We therefore reiterate our call on the labour leadership to, side by side with ongoing negotiation with the government and private employers, organize a series of mass activities nationwide aimed at mobilizing mass support for the minimum wage demand and linking with general demands of the working people on living condition, public education, health care, jobs, power, etc. The minimum wage struggle must also be linked with poor condition of many workers especially in private sector faced with scourge of casualization and attacks on democratic rights.

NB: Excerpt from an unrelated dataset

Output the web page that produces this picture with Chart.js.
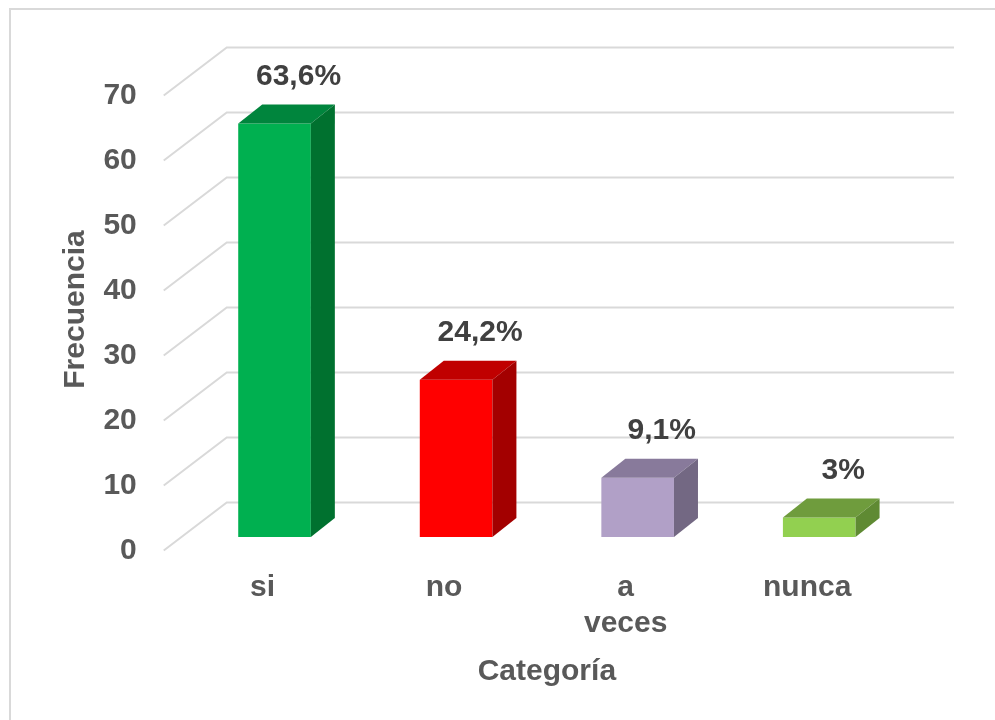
<!DOCTYPE html>
<html>
<head>
<meta charset="utf-8">
<script src="https://cdn.jsdelivr.net/npm/chart.js@4/dist/chart.umd.min.js"></script>
<style>
  html, body { margin: 0; padding: 0; background: #fff; }
  canvas { display: block; }
</style>
</head>
<body>
<canvas id="freqChart" width="995" height="720"></canvas>
<script>
const CATEGORIES = ["si", "no", ["a", "veces"], "nunca"];
const FRECUENCIA = [63.6, 24.2, 9.1, 3];
const Y_MIN = 0;
const Y_MAX = 70;
const Y_STEP = 10;

const FRONT_COLORS = ["#00B050", "#FF0000", "#B1A0C7", "#92D050"];
const TOP_COLORS = ["#00853D", "#C00000", "#887A9B", "#6F9C3D"];
const SIDE_COLORS = ["#00712F", "#A30000", "#736883", "#5F8A33"];

const TEXT = "#595959";
const GRID = "#D9D9D9";
// bar depth (projection of the 3D box)
const DX = 24, DY = -19;

Chart.defaults.font.family = "'Liberation Sans', Arial, sans-serif";
Chart.defaults.font.weight = "bold";
Chart.defaults.color = TEXT;

function pct(v) {
  return String(v).replace(".", ",") + "%";
}

const frame = {
  id: "frame",
  beforeDraw(chart) {
    const ctx = chart.ctx;
    ctx.save();
    ctx.strokeStyle = GRID;
    ctx.lineWidth = 2;
    ctx.beginPath();
    ctx.moveTo(10, 720);
    ctx.lineTo(10, 9);
    ctx.lineTo(995, 9);
    ctx.stroke();
    ctx.restore();
  }
};

const wallGrid = {
  id: "wallGrid",
  beforeDatasetsDraw(chart) {
    const { ctx, chartArea, scales } = chart;
    const y = scales.y;
    ctx.save();
    ctx.strokeStyle = GRID;
    ctx.lineWidth = 2;
    y.ticks.forEach(t => {
      const py = y.getPixelForValue(t.value);
      ctx.beginPath();
      ctx.moveTo(chartArea.left - 20, py + 13.5);
      ctx.lineTo(chartArea.left + 43, py - 34.5);
      ctx.lineTo(chartArea.right + 44, py - 34.5);
      ctx.stroke();
    });
    ctx.restore();
  }
};

const bar3d = {
  id: "bar3d",
  afterDatasetsDraw(chart) {
    const ctx = chart.ctx;
    const meta = chart.getDatasetMeta(0);
    ctx.save();
    meta.data.forEach((bar, i) => {
      const l = bar.x - bar.width / 2;
      const r = bar.x + bar.width / 2;
      const top = bar.y;
      const base = bar.base;

      ctx.fillStyle = TOP_COLORS[i];
      ctx.beginPath();
      ctx.moveTo(l, top);
      ctx.lineTo(l + DX, top + DY);
      ctx.lineTo(r + DX, top + DY);
      ctx.lineTo(r, top);
      ctx.closePath();
      ctx.fill();

      ctx.fillStyle = SIDE_COLORS[i];
      ctx.beginPath();
      ctx.moveTo(r, top);
      ctx.lineTo(r + DX, top + DY);
      ctx.lineTo(r + DX, base + DY);
      ctx.lineTo(r, base);
      ctx.closePath();
      ctx.fill();

      ctx.fillStyle = "#404040";
      ctx.font = "bold 30px 'Liberation Sans', Arial, sans-serif";
      ctx.textAlign = "center";
      ctx.textBaseline = "middle";
      ctx.fillText(pct(FRECUENCIA[i]), bar.x + DX, top + DY - 28);
    });
    ctx.restore();
  }
};

new Chart(document.getElementById("freqChart").getContext("2d"), {
  type: "bar",
  data: {
    labels: CATEGORIES,
    datasets: [{
      data: FRECUENCIA,
      backgroundColor: FRONT_COLORS,
      borderWidth: 0,
      barPercentage: 0.4,
      categoryPercentage: 1
    }]
  },
  options: {
    responsive: false,
    devicePixelRatio: 1,
    animation: false,
    layout: { padding: { top: 82, left: 10, right: 85, bottom: 10 } },
    plugins: {
      legend: { display: false },
      tooltip: { enabled: false }
    },
    scales: {
      x: {
        grid: { display: false, drawTicks: false },
        border: { display: false },
        ticks: {
          font: { size: 30 },
          padding: 33,
          labelOffset: -12,
          maxRotation: 0,
          autoSkip: false
        },
        title: {
          display: true,
          text: "Categoría",
          font: { size: 30 },
          padding: { top: 12, bottom: 20 }
        },
        afterFit(scale) {
          scale.height = 173;
        }
      },
      y: {
        min: Y_MIN,
        max: Y_MAX,
        grid: { display: false, drawTicks: false },
        border: { display: false },
        ticks: {
          stepSize: Y_STEP,
          font: { size: 30 },
          padding: 47,
          labelOffset: 13.5
        },
        title: {
          display: true,
          text: "Frecuencia",
          font: { size: 30 },
          padding: { top: 48, bottom: 0 }
        },
        afterFit(scale) {
          scale.width = 173.75;
        }
      }
    }
  },
  plugins: [frame, wallGrid, bar3d]
});
</script>
</body>
</html>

It is instructive that the labour leaders must learn from the cynical response that trailed the announcement of the suspension of the strike. Many people believe that the labour leaders as usual were not ready for a serious fight or had sold out workers by calling off an indefinite strike after just two days of action. This is partly due to lack of trust in the labour leadership, following their conducts in the previous strike, by workers and the masses. But more importantly, this reaction was a product of the wrong tactics of selling the dummy of an indefinite strike to workers and the public when the struggle was not ripe for such a long strike and the labour leadership themselves were not prepared for it. They should have called a definite strike such as a two-day strike with nationwide mass protests as a warning to the government and also as a mobilizing step to win mass support for the demand and argument for a clearly stated minimum wage figure. This was especially as the government had already met the demand of the strike which was for the reconvening of the tripartite committee by naming a date for it. Unfortunately, the adoption of this wrong tactics has further deepened the distrust with which the ordinary workers and the masses held the labour leaders.
Now those leaders prepared to struggle and rank and file activists need to draw the lessons of the last few days by advancing concrete proposals and initiatives to win the N65,000N.